Stephen Curry shot the Golden State Warriors out of a dismal five-game skid and now looks to lead the club to consecutive wins for the first time this season when they face the Cleveland Cavaliers on Friday night in San Francisco.
The Warriors have defeated Cleveland in each of the past 10 regular-season meetings.
Curry was a scintillating 17 of 24 from the field while scoring a season-high 47 points on Monday to help the Warriors end an unusual — for them — long slide. He splashed in seven 3-pointers in the 116-113 win over the Sacramento Kings to help Golden State improve to 4-7.
“Steph was breathtaking,” Warriors coach Steve Kerr said afterward. “He’s one of the greatest players of all time. He plays well on so many nights (but) this even seemed like something special for him.”
The heroics were magnified under the scope of a losing streak that saw the Warriors allow an average of 121.6 points on an 0-5 road trip. The poor stretch included losses to the Charlotte Hornets, Detroit Pistons and Orlando Magic.
The performance wasn’t fitting of the defending NBA champions but Curry allowed that things might be different with this version of the team.
“That’s the story of this team,” Curry said. “As vets, you understand every year is a little different and you are ready for that challenge. For these young guys to try and find themselves in this league and also a specific role, it’s challenging.”
Curry was fresh in his first outing since a 130-129 loss to Orlando last Thursday. Kerr held Curry and fellow starters Klay Thompson, Draymond Green and Andrew Wiggins out of Friday’s 114-105 setback to the host New Orleans Pelicans.
Wiggins scored 25 points, Thompson had 16 and Green contributed 11 points, eight rebounds and six assists.

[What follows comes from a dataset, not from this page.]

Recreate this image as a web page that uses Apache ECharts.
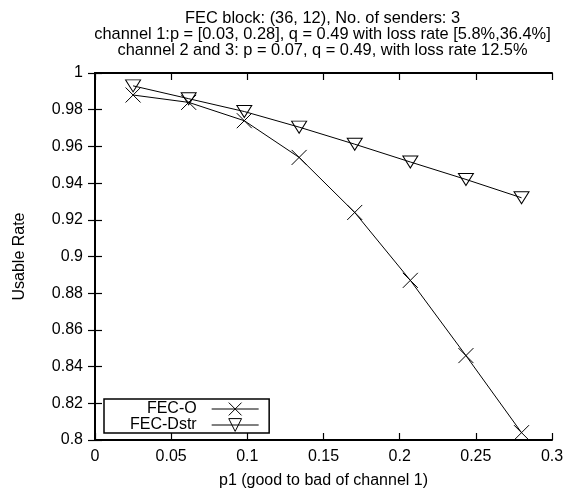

Cleveland has dropped its past two games and is 2-2 entering the finale of a five-game road trip.
The Cavaliers lost 127-120 to the Kings on Wednesday despite receiving 38 points from offseason acquisition Donovan Mitchell, who made 16 of 28 field-goal attempts.
Mitchell has scored 30 or more points in eight of 10 games played and is averaging an eye-popping 31.9 points per game. His highest average in five seasons with the Utah Jazz was 26.4.
But Mitchell wasn’t happy after the loss to the Kings. Cleveland gave up 69 first-half points to trail by 11 and didn’t show the same pizzazz it has in most of the early portion of the season.
“We can’t come out and expect to just turn it on,” Mitchell said. “Just really on us to make that effort as a group. Has nothing to do with offense. It’s really just our defense. We pride ourselves on that and that’s what we’ve been even before I got here and for us to be who we are, we have to be really solid defensively and we weren’t the past two games.
“We’ve relied heavily on the offense and hoping that the offense carries us. That’s not what we do.”
Cavaliers coach J.B. Bickerstaff also was discouraged by the performance.
“That’s arrogant basketball. You can’t survive in the NBA playing that way,” Bickerstaff said. “Teams are too good, guys are too good. If we want to be a good basketball team, we need to remember who we are and we need to play Cavaliers basketball. If we don’t do those things, we’ll have nights like this.”